Crowded Mind
Member
I did a bit of testing around this, by looking at trends for search phrases that should not have much daily / monthly variation (e.g. "what day is it?"). In those graphs, you do not see some massive drop in search % over the last month or so.
So the Tesla drop is not due to a massive increase in overall search volume. It is due to simply less people searching for Tesla Model S/X/3.
To reiterate, Model 3/S/X search demand in the U.S. and worldwide has dropped 50% in over the last 3 months. I don't see how this cannot affect Q2 demand / ASP significantly unless search volume starts coming back up, and soon.
This does not affect any of my long-term bullishness on the stock, but combined with the COVID fears looming, I have sold half my stock (all that in my IRAs) betting that I will be able to end up acquiring more shares at a cheaper price sometime in the next few weeks.
However I probably don't want to be out before the Buffalo / Battery day events.

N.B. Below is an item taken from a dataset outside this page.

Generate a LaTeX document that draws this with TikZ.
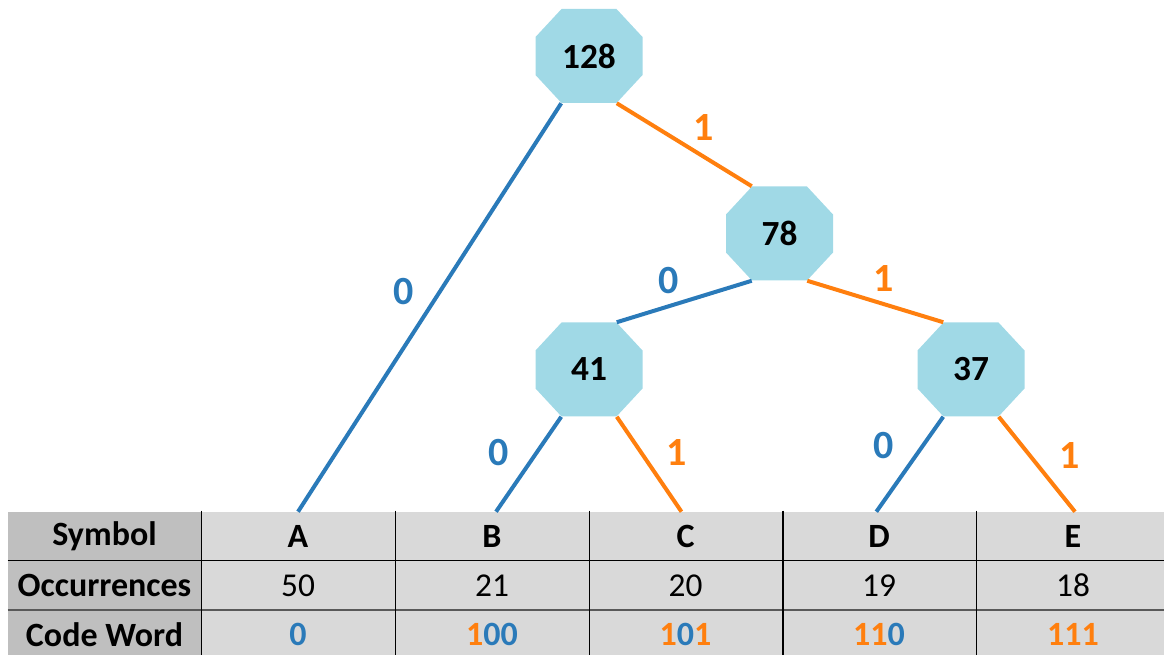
\documentclass[tikz,border=0pt]{standalone}
\usepackage{fontspec}
\setmainfont{Carlito}
\usetikzlibrary{calc}
\definecolor{eblue}{HTML}{2A7AB9}
\definecolor{eorange}{HTML}{FF7F0E}
\definecolor{octfill}{HTML}{A0D9E6}
\definecolor{hdrgray}{HTML}{BFBFBF}
\definecolor{cellgray}{HTML}{D9D9D9}
\definecolor{rulegray}{HTML}{595959}
\begin{document}
\begin{tikzpicture}[x=0.75pt,y=-0.75pt,
  oct/.style={inner sep=0pt, minimum width=80.25pt, minimum height=70.5pt,
    font=\fontsize{26.5}{30}\selectfont\bfseries,
    path picture={\fill[octfill]
      ([xshift=19.5pt]path picture bounding box.north west) --
      ([xshift=-19.5pt]path picture bounding box.north east) --
      ([yshift=-21pt]path picture bounding box.north east) --
      ([yshift=21pt]path picture bounding box.south east) --
      ([xshift=-19.5pt]path picture bounding box.south east) --
      ([xshift=19.5pt]path picture bounding box.south west) --
      ([yshift=21pt]path picture bounding box.south west) --
      ([yshift=-21pt]path picture bounding box.north west) -- cycle;}},
  cell/.style={fill=cellgray, minimum width=145.5pt, minimum height=36.75pt, inner sep=0pt,
    font=\fontsize{25}{28}\selectfont},
  hdr/.style={cell, fill=hdrgray, minimum width=144.75pt, font=\fontsize{25.5}{28}\selectfont\bfseries},
  bcell/.style={cell, font=\fontsize{25.5}{28}\selectfont\bfseries},
  zero/.style={line width=3pt, draw=eblue},
  one/.style={line width=3pt, draw=eorange},
  zlab/.style={text=eblue, font=\fontsize{30}{34}\selectfont\bfseries, inner sep=0pt},
  olab/.style={text=eorange, font=\fontsize{30}{34}\selectfont\bfseries, inner sep=0pt},
  vrule/.style={line width=1.1pt, draw=black},
]
\useasboundingbox (0,0) rectangle (1164,655);
\clip (0,0) rectangle (1164,655);

% table cells
\node[hdr] (hSym) at (104.5,536.5) {Symbol};
\node[hdr] (hOcc) at (104.5,585.5) {Occurrences};
\node[hdr] (hCode) at (104.5,634.5) {Code Word};

\node[bcell] (sA) at (298,536.5) {A};
\node[bcell] (sB) at (492,536.5) {B};
\node[bcell] (sC) at (685.5,536.5) {C};
\node[bcell] (sD) at (879,536.5) {D};
\node[bcell] (sE) at (1073,536.5) {E};

\node[cell] (oA) at (298,585.5) {50};
\node[cell] (oB) at (492,585.5) {21};
\node[cell] (oC) at (685.5,585.5) {20};
\node[cell] (oD) at (879,585.5) {19};
\node[cell] (oE) at (1073,585.5) {18};

\node[bcell] (cA) at (298,634.5) {\textcolor{eblue}{0}};
\node[bcell] (cB) at (492,634.5) {\textcolor{eorange}{1}\textcolor{eblue}{00}};
\node[bcell] (cC) at (685.5,634.5) {\textcolor{eorange}{1}\textcolor{eblue}{0}\textcolor{eorange}{1}};
\node[bcell] (cD) at (879,634.5) {\textcolor{eorange}{11}\textcolor{eblue}{0}};
\node[bcell] (cE) at (1073,634.5) {\textcolor{eorange}{111}};

% table rules
\draw[line width=1.1pt, black] (hOcc.north west) -- (oE.north east);
\draw[line width=1.5pt, rulegray] (hCode.north west) -- (cE.north east);
\foreach \n in {hSym, sA, sB, sC, sD}
  \draw[vrule] ([yshift=0.75pt]\n.north east) -- ++(0,150);

% tree nodes
\node[oct] (n128) at (589,56) {128};
\node[oct] (n78) at (779.5,233.5) {78};
\node[oct] (n41) at (589,369.5) {41};
\node[oct] (n37) at (971,369.5) {37};

% connectors
\draw[zero] ($(n128.south west)+(26,0)$) -- (sA.north);
\draw[one] ($(n128.south east)+(-26,0)$) -- ($(n78.north west)+(26,0)$);
\draw[zero] ($(n78.south west)+(26,0)$) -- ($(n41.north east)+(-26,0)$);
\draw[one] ($(n78.south east)+(-26,0)$) -- ($(n37.north west)+(26,0)$);
\draw[zero] ($(n41.south west)+(26,0)$) -- ([xshift=3pt]sB.north);
\draw[one] ($(n41.south east)+(-26,0)$) -- ([xshift=-3pt]sC.north);
\draw[zero] ($(n37.south west)+(26,0)$) -- ([xshift=-2pt]sD.north);
\draw[one] ($(n37.south east)+(-26,0)$) -- ([xshift=1.5pt]sE.north);

% edge labels
\node[olab] (l1) at (704,128) {1};
\node[zlab] (l2) at (404,292) {0};
\node[zlab] (l3) at (669,281) {0};
\node[olab] (l4) at (884,279) {1};
\node[zlab] (l5) at (499,453) {0};
\node[olab] (l6) at (677,453) {1};
\node[zlab] (l7) at (884,446) {0};
\node[olab] (l8) at (1070,456) {1};
\end{tikzpicture}
\end{document}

But Q2 guidance might not be friendly.
I disagreed with the original post by @StealthP3D, but forgot to then explain why. Google Trends indexes the search data only for the terms that are entered for comparison. So if you are looking at the search interest for Model 3 over time, it is displaying the periodic variance, not the variance relative to Google’s overall search interest. This still applies when adding other search terms. It’s only comparing the terms you are selecting. Overall Google search traffic is completely irrelevant for Google Trends other than the impact overall volume happens to have on the individual search term you are viewing.
The post I am quoting here has the correct idea.